The 3 Principles of Food Justice: Food Sovereignty

“Where does your food come from?” This is one of my favorite questions to ask young people whenever I do a food justice workshop, just because I get such a range of answers: the grocery store, mom’s kitchen, the refrigerator, the ground. Children of farmworkers will almost always say “the fields,” knowing where their parents and siblings go every day.
Anyone who’s ever had a garden knows the joy and pride that comes from being able to point to a specific patch of ground and say, “My potatoes come from THERE!” Beyond being just for survival, food is culture, food is connection, food is medicine, and when I can create an entire salad from my own backyard, knowing that it was all grown deliberately with care and love for myself, my family, and the land, that’s good medicine. Some of my favorite memories with my mom and my grandmother were when we would “put away” peaches, olives, apple butter, and all the rest of the bounty that would come from our ranch; that’s true connection and culture.
When we get our produce from stores, how many of us can even name the specific country where that produce was grown? How many of us can say, with complete certainty, that the food was grown ethically with care and love for people and planet? How many of us actually trust our food system to provide us with truthful labeling and feel confident that the food is safe and healthy? How many of us could actually feed ourselves and our families without the industrial food system and the massively destructive inputs and outputs that it creates? My guess is, not many of us.
And so we come to the third and most important principle of food justice: food sovereignty. The word “sovereignty” is a complicated term and tends to bring to mind national and global conflict, and rightly so because it is intricately connected to power and control. But we can also see it as a framework of influence in which our voices and decisions are heard, respected, and integrated into the system. If a community is food sovereign, the members are not only able to adequately feed themselves, but they make decisions on how the food is grown, sold, processed, and distributed.
Let me take a moment to emphasize that sovereignty is NOT the same as independence. In fact, one of the most important aspects of the concept is responsibility and stewardship to place and people. It is an inherently collaborative and connecting practice that demands that we reimagine the limits of coercive power, and move toward empowerment and solidarity. This type of power is not at all fragile or able to be snatched away by someone who is deemed stronger; it is resilient, regenerative, boundless, creative, and joyous.
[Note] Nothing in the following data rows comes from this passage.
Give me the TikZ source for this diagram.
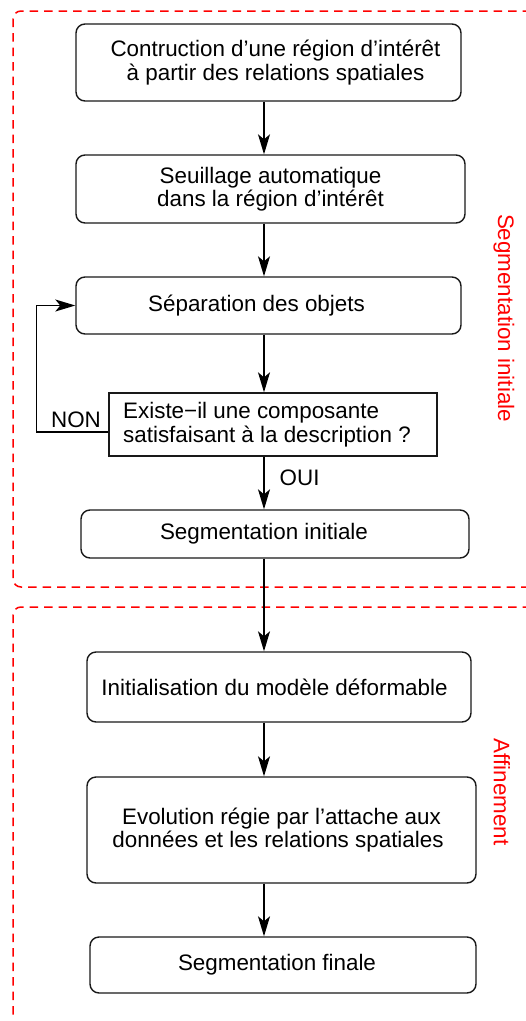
\documentclass[tikz,border=0pt]{standalone}
\usepackage{fontspec}
\setmainfont{Liberation Sans}
\usetikzlibrary{arrows.meta}
\begin{document}
\begin{tikzpicture}[x=1pt,y=-1pt,
  every node/.style={font=\fontsize{22.4}{23.5}\selectfont, inner sep=0pt},
  rbox/.style={draw=black!90, line width=1.4pt, rounded corners=9pt, align=center},
  sbox/.style={draw=black!90, line width=1.4pt, align=left},
  arr/.style={line width=1.3pt, -{Stealth[length=20pt,width=12pt,inset=5pt]}},
  frame/.style={draw=red, line width=1.5pt, dash pattern=on 8.5pt off 6pt, rounded corners=8pt},
  lab/.style={text=red, rotate=-90}]
\useasboundingbox (0,0) rectangle (526,1021);
% dashed group frames
\draw[frame] (560,11) -- (13,11) -- (13,587) -- (560,587);
\draw[frame] (560,607) -- (13,607) -- (13,1017);
\node[lab] (l1) at (504,318) {Segmentation initiale};
\node[lab] (l2) at (502,792) {Affinement};
% boxes
\node[rbox, minimum width=385pt, minimum height=77pt] (b1) at (268.5,62.5)
  {\hspace*{14pt}Contruction d’une région d’intérêt\\\hspace*{14pt}à partir des relations spatiales};
\node[rbox, minimum width=389pt, minimum height=68pt] (b2) at (270.5,189)
  {Seuillage automatique\\dans la région d’intérêt};
\node[rbox, minimum width=385pt, minimum height=57pt] (b3) at (268.5,305.5)
  {Séparation des objets\hspace*{24pt}};
\node[sbox, minimum width=328pt, minimum height=63pt] (b4) at (273,424.5)
  {Existe−il une composante\\satisfaisant à la description ?\hspace*{12pt}};
\node[rbox, minimum width=388pt, minimum height=48pt] (b5) at (275,534)
  {Segmentation initiale\hspace*{22pt}};
\node[rbox, minimum width=384pt, minimum height=70pt] (b6) at (279,687)
  {Initialisation du modèle déformable\hspace*{9pt}};
\node[rbox, minimum width=389pt, minimum height=106pt] (b7) at (281.5,830)
  {Evolution régie par l’attache aux\\données et les relations spatiales\hspace*{7pt}};
\node[rbox, minimum width=386pt, minimum height=56pt] (b8) at (283,965)
  {Segmentation finale\hspace*{12pt}};
% arrows
\coordinate (xa) at (264,0);
\draw[arr] (b1.south -| xa) -- (b2.north -| xa);
\draw[arr] (b2.south -| xa) -- (b3.north -| xa);
\draw[arr] (b3.south -| xa) -- (b4.north -| xa);
\draw[arr] (b4.south -| xa) -- node[right=15pt, pos=0.4] (oui) {OUI} (b5.north -| xa);
\draw[arr] (b5.south -| xa) -- (b6.north -| xa);
\draw[arr] (b6.south -| xa) -- (b7.north -| xa);
\draw[arr] (b7.south -| xa) -- (b8.north -| xa);
% NON loop
\draw[arr] ([yshift=-7.5pt]b4.west) -- ++(-72,0) |- (b3.west);
\node (non) at (76,420) {NON};
\end{tikzpicture}
\end{document}
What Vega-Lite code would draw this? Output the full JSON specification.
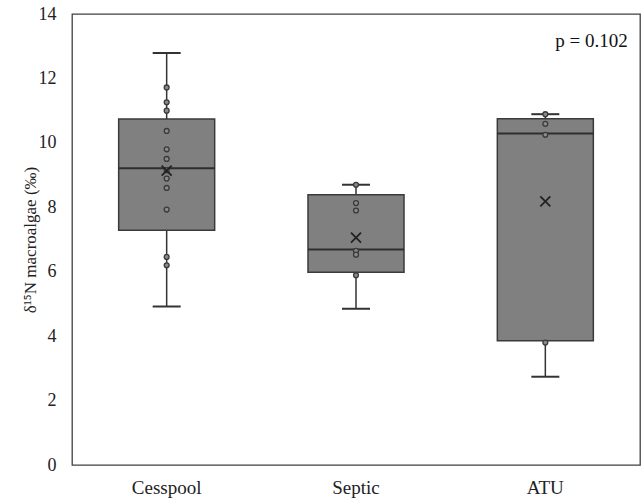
{
  "$schema": "https://vega.github.io/schema/vega-lite/v6.json",
  "width": 568,
  "height": 451,
  "autosize": {"type": "none"},
  "padding": {"left": 72, "top": 14, "right": 1, "bottom": 33},
  "background": "white",
  "config": {
    "font": "Liberation Serif",
    "view": {"stroke": "#404040", "strokeWidth": 1.3},
    "axis": {
      "grid": false,
      "ticks": false,
      "domain": false,
      "labelFont": "Liberation Serif",
      "labelFontSize": 18,
      "labelColor": "#222222",
      "titleFont": "Liberation Serif",
      "titleColor": "#222222"
    }
  },
  "datasets": {
    "summary": [
      {"group": "Cesspool", "min": 4.92, "q1": 7.29, "median": 9.21, "q3": 10.74, "max": 12.79, "mean": 9.14},
      {"group": "Septic", "min": 4.85, "q1": 5.98, "median": 6.69, "q3": 8.39, "max": 8.70, "mean": 7.06},
      {"group": "ATU", "min": 2.74, "q1": 3.86, "median": 10.29, "q3": 10.75, "max": 10.89, "mean": 8.18}
    ],
    "points": [
      {"group": "Cesspool", "value": 11.72},
      {"group": "Cesspool", "value": 11.26},
      {"group": "Cesspool", "value": 11.00},
      {"group": "Cesspool", "value": 10.37},
      {"group": "Cesspool", "value": 9.80},
      {"group": "Cesspool", "value": 9.50},
      {"group": "Cesspool", "value": 9.15},
      {"group": "Cesspool", "value": 8.89},
      {"group": "Cesspool", "value": 8.60},
      {"group": "Cesspool", "value": 7.93},
      {"group": "Cesspool", "value": 6.46},
      {"group": "Cesspool", "value": 6.20},
      {"group": "Septic", "value": 8.70},
      {"group": "Septic", "value": 8.13},
      {"group": "Septic", "value": 7.90},
      {"group": "Septic", "value": 6.65},
      {"group": "Septic", "value": 6.53},
      {"group": "Septic", "value": 5.89},
      {"group": "ATU", "value": 10.89},
      {"group": "ATU", "value": 10.59},
      {"group": "ATU", "value": 10.25},
      {"group": "ATU", "value": 3.80}
    ],
    "note": [{"group": "ATU", "y": 13.15, "label": "p = 0.102"}]
  },
  "encoding": {
    "x": {
      "field": "group",
      "type": "nominal",
      "sort": ["Cesspool", "Septic", "ATU"],
      "scale": {"paddingInner": 0, "paddingOuter": 0},
      "axis": {"title": null, "labelAngle": 0, "labelPadding": 13, "labelFontSize": 19}
    }
  },
  "layer": [
    {
      "data": {"name": "summary"},
      "mark": {"type": "rule", "color": "#333333", "strokeWidth": 1.5},
      "encoding": {
        "y": {
          "field": "min",
          "type": "quantitative",
          "scale": {"domain": [0, 14], "nice": false},
          "axis": {
            "values": [0, 2, 4, 6, 8, 10, 12, 14],
            "title": "δ¹⁵N macroalgae (‰)",
            "titleFontSize": 17,
            "titleFontWeight": "normal",
            "titlePadding": -1,
            "labelPadding": 16
          }
        },
        "y2": {"field": "max"}
      }
    },
    {
      "data": {"name": "summary"},
      "mark": {"type": "bar", "size": 96, "fill": "#808080", "stroke": "#3a3a3a", "strokeWidth": 1.5},
      "encoding": {
        "y": {"field": "q1", "type": "quantitative"},
        "y2": {"field": "q3"}
      }
    },
    {
      "data": {"name": "summary"},
      "mark": {"type": "tick", "size": 96, "thickness": 2, "color": "#2e2e2e", "opacity": 1},
      "encoding": {"y": {"field": "median", "type": "quantitative"}}
    },
    {
      "data": {"name": "summary"},
      "mark": {"type": "tick", "size": 28, "thickness": 2, "color": "#333333", "opacity": 1},
      "encoding": {"y": {"field": "max", "type": "quantitative"}}
    },
    {
      "data": {"name": "summary"},
      "mark": {"type": "tick", "size": 28, "thickness": 2, "color": "#333333", "opacity": 1},
      "encoding": {"y": {"field": "min", "type": "quantitative"}}
    },
    {
      "data": {"name": "points"},
      "mark": {"type": "point", "shape": "circle", "filled": true, "fill": "#8a8a8a", "stroke": "#3a3a3a", "strokeWidth": 1.3, "size": 24, "opacity": 1},
      "encoding": {"y": {"field": "value", "type": "quantitative"}}
    },
    {
      "data": {"name": "summary"},
      "mark": {"type": "point", "shape": "M-1,-1L1,1M-1,1L1,-1", "filled": false, "stroke": "#222222", "strokeWidth": 1.8, "size": 100, "opacity": 1},
      "encoding": {"y": {"field": "mean", "type": "quantitative"}}
    },
    {
      "data": {"name": "note"},
      "mark": {"type": "text", "align": "left", "baseline": "middle", "dx": 10, "fontSize": 19, "font": "Liberation Serif", "color": "#111111"},
      "encoding": {
        "y": {"field": "y", "type": "quantitative"},
        "text": {"field": "label"}
      }
    }
  ]
}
Just imagine if you could say at your dinner table, “I remember planting this garlic last year with the neighbor. Then we traded a bunch of it with Tom down the street who had the sweetest strawberries! And remember when we planted the orchard 3 years ago, and now we have these delicious peaches!” And so on, and so on, connecting every part of your plate to a memory, a person, a place. It’s time for us to get wildly creative and envision a world where dominance, competition, and yes, capitalism, are not the driving forces behind our society. We no longer have the time to continue in the paths of exploitation and disconnection that have brought humanity to the point of extinction. We cannot keep ignoring the genocide that we have perpetrated on bodies and ecosystems. It is time for us to remember the wisdom of our ancestors while also integrating the knowledge and advances of our current society. It is time for a re-visioning, and I am excited to see what we can build together, while also being deeply fearful that it may be too late. I hope that you will join us in growing this new vision.